Named after the Spanish conquistador Francisco de Montejo, who founded Merida in 1542, the Paseo de Montejo is one of the grandest, most attractive avenues to be found anywhere in Mexico.
Starting in the historic city centre, the Paseo de Montejo runs north almost all the way to the Gran Museo del Mundo Maya, a distance of several kilometres.
Impressively broad, flanked by shady trees and broken up by a series of roundabouts, the Paseo de Montejo is primarily notable for the many grand buildings that line either side as well as the streets running off it to the east and west.
Most of these were originally private mansions, built at the tail end of the 19th century from the substantial proceeds of the Yucatan’s ‘Green Gold’. Today, although there are notable exceptions, most of these mansions have been converted into company headquarters, banks and upmarket shops, restaurants and hotels (such as Hotel Rosas & Xocolate).

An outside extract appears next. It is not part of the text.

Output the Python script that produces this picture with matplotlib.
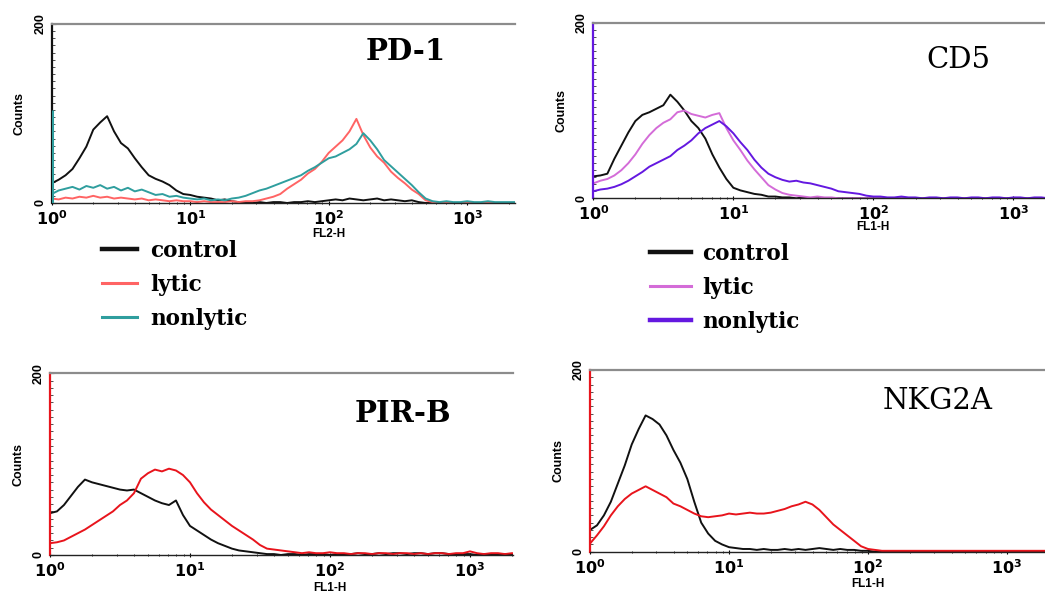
"""
Flow cytometry histograms: PD-1, CD5, PIR-B, NKG2A (control / lytic / nonlytic)
"""

import matplotlib
matplotlib.use("Agg")
import matplotlib.pyplot as plt
from matplotlib.lines import Line2D
from matplotlib.ticker import FixedLocator, LogLocator, MultipleLocator, NullFormatter

# ── DATA ─────────────────────────────────────────────────
# channel positions in decades (log10 of fluorescence)
fl_log = [0.00, 0.05, 0.10, 0.15, 0.20, 0.25, 0.30, 0.35, 0.40, 0.45,
          0.50, 0.55, 0.60, 0.65, 0.70, 0.75, 0.80, 0.85, 0.90, 0.95,
          1.00, 1.05, 1.10, 1.15, 1.20, 1.25, 1.30, 1.35, 1.40, 1.45,
          1.50, 1.55, 1.60, 1.65, 1.70, 1.75, 1.80, 1.85, 1.90, 1.95,
          2.00, 2.05, 2.10, 2.15, 2.20, 2.25, 2.30, 2.35, 2.40, 2.45,
          2.50, 2.55, 2.60, 2.65, 2.70, 2.75, 2.80, 2.85, 2.90, 2.95,
          3.00, 3.05, 3.10, 3.15, 3.20, 3.25, 3.30, 3.35]
fl = [10 ** v for v in fl_log]

pd1_control = [22, 26, 31, 38, 50, 63, 82, 90, 97, 80,
               67, 61, 50, 40, 31, 27, 24, 20, 14, 10,
               9, 7, 6, 5, 3, 4, 2, 1, 1, 0,
               1, 0, 1, 1, 0, 1, 1, 2, 1, 2,
               3, 4, 3, 5, 4, 3, 4, 5, 3, 4,
               3, 2, 3, 1, 0, 0, 0, 0, 0, 0,
               0, 0, 0, 0, 0, 0, 0, 0]
pd1_lytic = [5, 4, 6, 5, 7, 6, 8, 6, 7, 5,
             6, 5, 4, 5, 3, 4, 3, 2, 3, 2,
             2, 1, 2, 1, 1, 1, 2, 1, 2, 2,
             3, 5, 7, 10, 16, 21, 26, 33, 38, 46,
             56, 63, 70, 80, 94, 76, 62, 52, 45, 35,
             28, 22, 15, 10, 3, 1, 0, 0, 0, 0,
             0, 0, 0, 0, 0, 0, 0, 0]
pd1_nonlytic = [10, 14, 16, 18, 15, 19, 17, 20, 16, 18,
                14, 17, 13, 15, 12, 9, 10, 7, 8, 6,
                5, 4, 5, 3, 4, 3, 5, 6, 8, 11,
                14, 16, 19, 22, 25, 28, 31, 36, 40, 45,
                50, 52, 56, 60, 66, 78, 70, 60, 48, 41,
                34, 27, 20, 12, 5, 2, 1, 2, 1, 1,
                2, 1, 1, 2, 1, 1, 1, 1]

cd5_control = [25, 26, 28, 45, 60, 75, 88, 95, 98, 102,
               106, 118, 110, 100, 88, 80, 68, 50, 35, 22,
               12, 9, 7, 5, 4, 2, 2, 1, 1, 0,
               1, 0, 0, 0, 0, 0, 0, 0, 0, 0,
               0, 0, 0, 0, 0, 0, 0, 0, 0, 0,
               0, 0, 0, 0, 0, 0, 0, 0, 0, 0,
               0, 0, 0, 0, 0, 0, 0, 0]
cd5_lytic = [17, 20, 22, 26, 32, 40, 50, 62, 72, 80,
             86, 90, 98, 100, 96, 94, 92, 95, 97, 80,
             66, 55, 43, 33, 24, 15, 10, 6, 4, 3,
             2, 1, 2, 1, 1, 0, 0, 0, 0, 0,
             0, 0, 0, 0, 0, 0, 0, 0, 0, 0,
             0, 0, 0, 0, 0, 0, 0, 0, 0, 0,
             0, 0, 0, 0, 0, 0, 0, 0]
cd5_nonlytic = [8, 10, 11, 13, 16, 20, 25, 30, 36, 40,
                44, 48, 55, 60, 66, 74, 80, 84, 88, 82,
                74, 64, 55, 44, 35, 28, 24, 21, 19, 20,
                18, 17, 15, 13, 11, 8, 7, 6, 5, 3,
                2, 2, 1, 1, 2, 1, 1, 0, 1, 1,
                0, 1, 1, 0, 1, 1, 0, 1, 1, 0,
                1, 1, 0, 1, 1, 0, 1, 1]

pirb_control = [46, 48, 55, 65, 75, 83, 80, 78, 76, 74,
                72, 71, 72, 68, 64, 60, 57, 55, 60, 44,
                32, 27, 22, 17, 13, 10, 7, 5, 4, 3,
                2, 1, 1, 0, 1, 1, 0, 1, 1, 1,
                0, 1, 1, 1, 2, 1, 1, 2, 1, 2,
                2, 1, 2, 2, 1, 2, 2, 1, 1, 1,
                1, 0, 1, 1, 0, 1, 0, 0]
pirb_lytic = [13, 14, 16, 20, 24, 28, 33, 38, 43, 48,
              55, 60, 68, 84, 90, 94, 92, 95, 93, 88,
              80, 68, 58, 50, 44, 38, 32, 27, 22, 17,
              11, 7, 6, 5, 4, 3, 2, 3, 2, 2,
              3, 2, 2, 1, 2, 2, 1, 2, 2, 1,
              2, 2, 1, 2, 1, 2, 2, 1, 2, 2,
              4, 2, 1, 2, 2, 1, 2, 1]

nkg_control = [24, 29, 40, 55, 75, 95, 118, 135, 150, 146,
               140, 128, 112, 98, 80, 55, 32, 20, 12, 8,
               5, 4, 3, 3, 2, 3, 2, 2, 3, 2,
               3, 2, 3, 4, 3, 2, 3, 2, 2, 1,
               1, 0, 0, 0, 0, 0, 0, 0, 0, 0,
               0, 0, 0, 0, 0, 0, 0, 0, 0, 0,
               0, 0, 0, 0, 0, 0, 0, 0]
nkg_lytic = [9, 18, 28, 40, 50, 58, 64, 68, 72, 68,
             64, 60, 53, 50, 46, 42, 39, 38, 39, 40,
             42, 41, 42, 43, 42, 42, 43, 45, 47, 50,
             52, 55, 52, 46, 38, 30, 24, 18, 12, 6,
             3, 2, 1, 1, 1, 1, 1, 1, 1, 1,
             1, 1, 1, 1, 1, 1, 1, 1, 1, 1,
             1, 1, 1, 1, 1, 1, 1, 1]

# height of the first-channel pile-up on the left axis
pd1_first_channel = 104

labels = ["control", "lytic", "nonlytic"]

# ── STYLE ────────────────────────────────────────────────
BLACK = "#111111"
SALMON = "#ff6464"
TEAL = "#2f9e9e"
ORCHID = "#d46cd8"
VIOLET = "#6418e0"
RED = "#e8141c"

SERIF = "DejaVu Serif"
SANS = "Liberation Sans"

fig = plt.figure(figsize=(10.45, 5.96), dpi=100)


def make_panel(rect, xmax, title, title_xy, title_weight, xlabel, xlabel_off,
               series, spine_color):
    ax = fig.add_axes(rect)
    for y, color in series:
        ax.plot(fl, y, color=color, linewidth=1.4)
    ax.set_xscale("log")
    ax.set_xlim(1, xmax)
    ax.set_ylim(0, 200)

    ax.spines["right"].set_visible(False)
    ax.spines["top"].set_color("#8c8c8c")
    ax.spines["top"].set_linewidth(1.6)
    ax.spines["left"].set_color(spine_color)
    ax.spines["left"].set_linewidth(1.6)
    ax.spines["bottom"].set_color("#222222")
    ax.spines["bottom"].set_linewidth(1.0)

    ax.xaxis.set_major_locator(FixedLocator([1, 10, 100, 1000]))
    ax.xaxis.set_minor_locator(LogLocator(base=10, subs=range(2, 10)))
    ax.xaxis.set_minor_formatter(NullFormatter())
    ax.set_xticklabels([r"$\mathbf{10^{0}}$", r"$\mathbf{10^{1}}$",
                        r"$\mathbf{10^{2}}$", r"$\mathbf{10^{3}}$"])
    ax.tick_params(axis="x", which="major", length=3, direction="inout",
                   labelsize=11.5, pad=3)
    ax.tick_params(axis="x", which="minor", length=2, direction="inout")

    ax.yaxis.set_major_locator(FixedLocator([0, 200]))
    ax.yaxis.set_minor_locator(MultipleLocator(8))
    ax.tick_params(axis="y", which="major", length=3, direction="in",
                   labelsize=9, pad=4)
    ax.tick_params(axis="y", which="minor", length=2, direction="in",
                   color="#333333")
    for t in ax.get_yticklabels():
        t.set_rotation(90)
        t.set_va("center")
        t.set_fontweight("bold")
        t.set_fontfamily(SANS)
    ax.set_ylabel("Counts", fontsize=9, fontweight="bold", family=SANS, labelpad=6)

    ax.annotate(xlabel, xy=(100, 0), xycoords=("data", "axes fraction"),
                xytext=(0, -xlabel_off), textcoords="offset pixels",
                ha="center", va="center", fontsize=8.5, fontweight="bold",
                family=SANS)
    ax.text(title_xy[0], title_xy[1], title, transform=ax.transAxes,
            ha="center", va="center", fontsize=21, fontweight=title_weight,
            family=SERIF)
    return ax


# ── PANELS ───────────────────────────────────────────────
ax1 = make_panel([0.0495, 0.6594, 0.4433, 0.3003], 10 ** 3.345, "PD-1",
                 (0.765, 0.845), "bold", "FL2-H", 31,
                 [(pd1_control, BLACK), (pd1_lytic, SALMON), (pd1_nonlytic, TEAL)],
                 BLACK)
ax1.vlines(1, 0, pd1_first_channel, color=TEAL, linewidth=2.2, zorder=5)

ax2 = make_panel([0.5678, 0.6673, 0.4322, 0.2946], 10 ** 3.226, "CD5",
                 (0.808, 0.785), "normal", "FL1-H", 29,
                 [(cd5_control, BLACK), (cd5_lytic, ORCHID), (cd5_nonlytic, VIOLET)],
                 VIOLET)

ax3 = make_panel([0.0478, 0.0688, 0.4431, 0.3049], 10 ** 3.307, "PIR-B",
                 (0.763, 0.78), "bold", "FL1-H", 33,
                 [(pirb_control, BLACK), (pirb_lytic, RED)],
                 RED)

ax4 = make_panel([0.5646, 0.0743, 0.4354, 0.3049], 10 ** 3.273, "NKG2A",
                 (0.765, 0.83), "normal", "FL1-H", 32,
                 [(nkg_control, BLACK), (nkg_lytic, RED)],
                 RED)

# ── LEGENDS ──────────────────────────────────────────────
leg_font = {"family": SERIF, "weight": "bold", "size": 15.5}
h1 = [Line2D([], [], color=c, linewidth=lw) for c, lw in
      [(BLACK, 3.2), (SALMON, 2.2), (TEAL, 2.2)]]
fig.legend(h1, labels, loc="upper left", bbox_to_anchor=(0.089, 0.612),
           frameon=False, prop=leg_font, handlelength=1.65, handletextpad=0.6,
           labelspacing=0.56, borderaxespad=0)
h2 = [Line2D([], [], color=c, linewidth=lw) for c, lw in
      [(BLACK, 3.2), (ORCHID, 2.2), (VIOLET, 3.2)]]
fig.legend(h2, labels, loc="upper left", bbox_to_anchor=(0.614, 0.607),
           frameon=False, prop=leg_font, handlelength=1.9, handletextpad=0.5,
           labelspacing=0.56, borderaxespad=0)

plt.savefig("out.png", dpi=100)
print("Saved out.png")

As most people will be staying in or around the historic centre, it makes sense to join the Paseo de Montejo at its southern starting point, close to Plaza Santa Ana, head as far as the Monumento a la Patria on one side of the road and then turn around and head back down the other side.
There are plenty of places to stop en-route for a coffee or cold drink while another popular option is Helados Colon (No 474A) which has a wide range of ice-creams and sorbets, ideal on a hot day.